Fascinam como cobras. São cruéis e exatas.
O interesse despertado pela exposição na Casa das Rosas é politicamente incorreto. Significa o desejo de traçar linhas de continuidade entre o Brasil escravocrata e o Brasil de hoje. Essas linhas de continuidade existem, são reais. Mas, embelezados no buril e no pincel de Debret, passam a representar o tradicionalismo adverbial do "assim". É assim, era assim, olhamos cada estampa com um perfil de assentimento, querendo reconhecer-nos, querendo o Brasil, o "nosso" Brasil.
País em que os negros "conhecem o seu lugar", onde cada atividade –barbeiro, vendedor de frangos, estivador– tem um pitoresco próprio, local, etnográfico.
Classicista, sereno, indiferente, Debret entregou às gerações posteriores um mito de brasilidade, de absurdo aceitável, de opressão admitida.
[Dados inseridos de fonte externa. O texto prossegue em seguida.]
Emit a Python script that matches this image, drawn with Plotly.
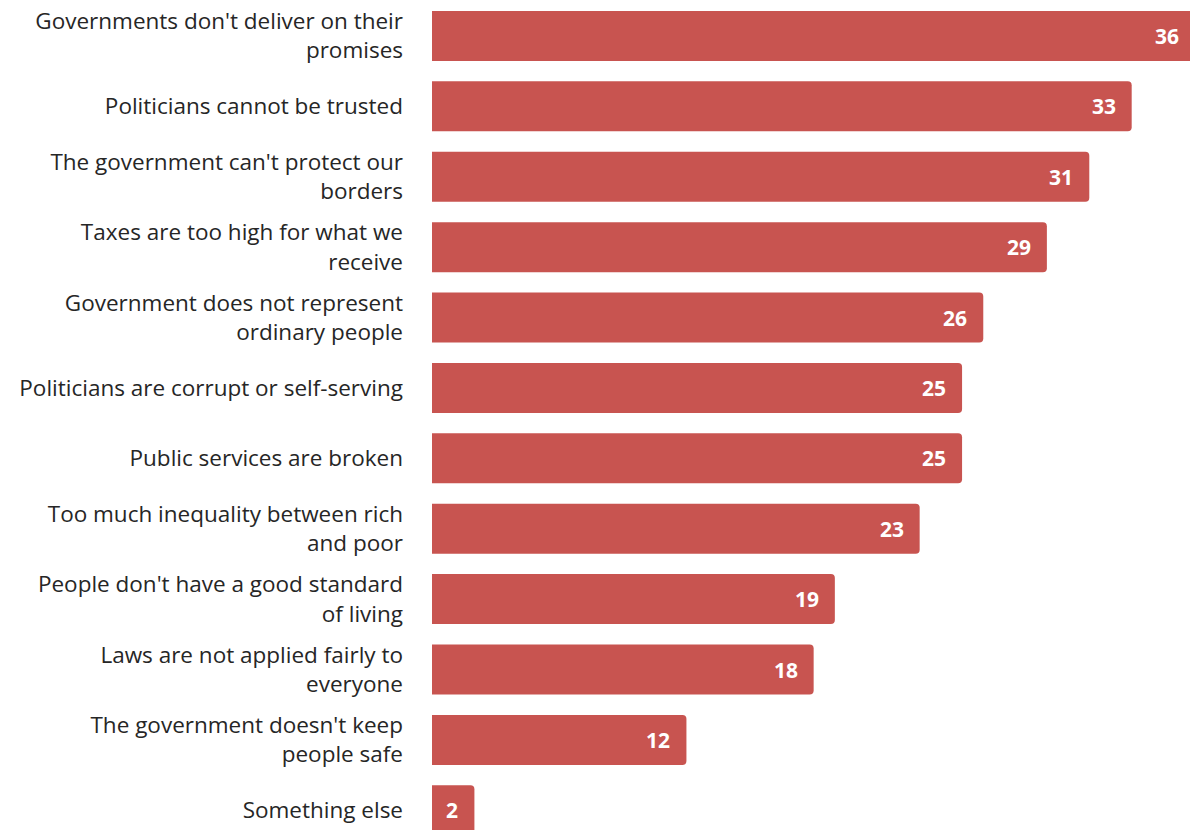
import plotly.graph_objects as go

categories = [
    "Governments don't deliver on their<br>promises",
    "Politicians cannot be trusted",
    "The government can't protect our<br>borders",
    "Taxes are too high for what we<br>receive",
    "Government does not represent<br>ordinary people",
    "Politicians are corrupt or self-serving",
    "Public services are broken",
    "Too much inequality between rich<br>and poor",
    "People don't have a good standard<br>of living",
    "Laws are not applied fairly to<br>everyone",
    "The government doesn't keep<br>people safe",
    "Something else",
]
values = [36, 33, 31, 29, 26, 25, 25, 23, 19, 18, 12, 2]

BAR_COLOR = "#C85450"
FONT = "Open Sans"
X_MAX = 35.75          # right edge of the visible value axis
PX_PER_UNIT = 758 / X_MAX

fig = go.Figure(
    go.Bar(
        x=values,
        y=categories,
        orientation="h",
        marker=dict(color=BAR_COLOR, line=dict(width=0)),
        width=0.71,
        hoverinfo="skip",
    )
)

# value labels near the end of each bar; bars running past the axis edge
# get their label pinned inside the visible area
for cat, val in zip(categories, values):
    pos = min(val, X_MAX)
    shift = -14 + (val - pos) * PX_PER_UNIT
    fig.add_annotation(
        x=pos,
        y=cat,
        text=f"<b>{val}</b>",
        showarrow=False,
        xanchor="right",
        xshift=shift,
        font=dict(family=FONT, size=21, color="white"),
    )

fig.update_layout(
    width=1190,
    height=830,
    margin=dict(l=432, r=0, t=0, b=0),
    paper_bgcolor="white",
    plot_bgcolor="white",
    barcornerradius=4,
    showlegend=False,
    font=dict(family=FONT, size=22.5, color="#262626"),
    xaxis=dict(
        range=[0, X_MAX],
        visible=False,
        fixedrange=True,
    ),
    yaxis=dict(
        range=[11.28, -0.511],
        showgrid=False,
        zeroline=False,
        showline=False,
        ticks="",
        ticklabelstandoff=28,
        tickfont=dict(family=FONT, size=22.5, color="#262626"),
        fixedrange=True,
    ),
)

fig.write_html("out.html")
Usa-se esse mito. Babamos o Brasil nessas aquarelas. Aquarelas do Brasil: a única atitude certa, frente ao quadro de barbárie imóvel que ressalta das obras de Debret, é odiar essa imobilidade, esses caprichos de desenhista, esse aquarelismo.
Mas não. Como nos anos 70, e nada mudou desde essa época, a exposição na Casa das Rosas solicita a complacência nativista e sádica, a aquisição fácil de brancura aristocrática, o violento "assim" da burguesia paulistana. Olha aí, como os negros e mulatos eram pouco ameaçadores. Como eram disciplinados. Como era esse o Brasil. No olhar de cada pessoa encantada com Debret, há um brilho escravocrata.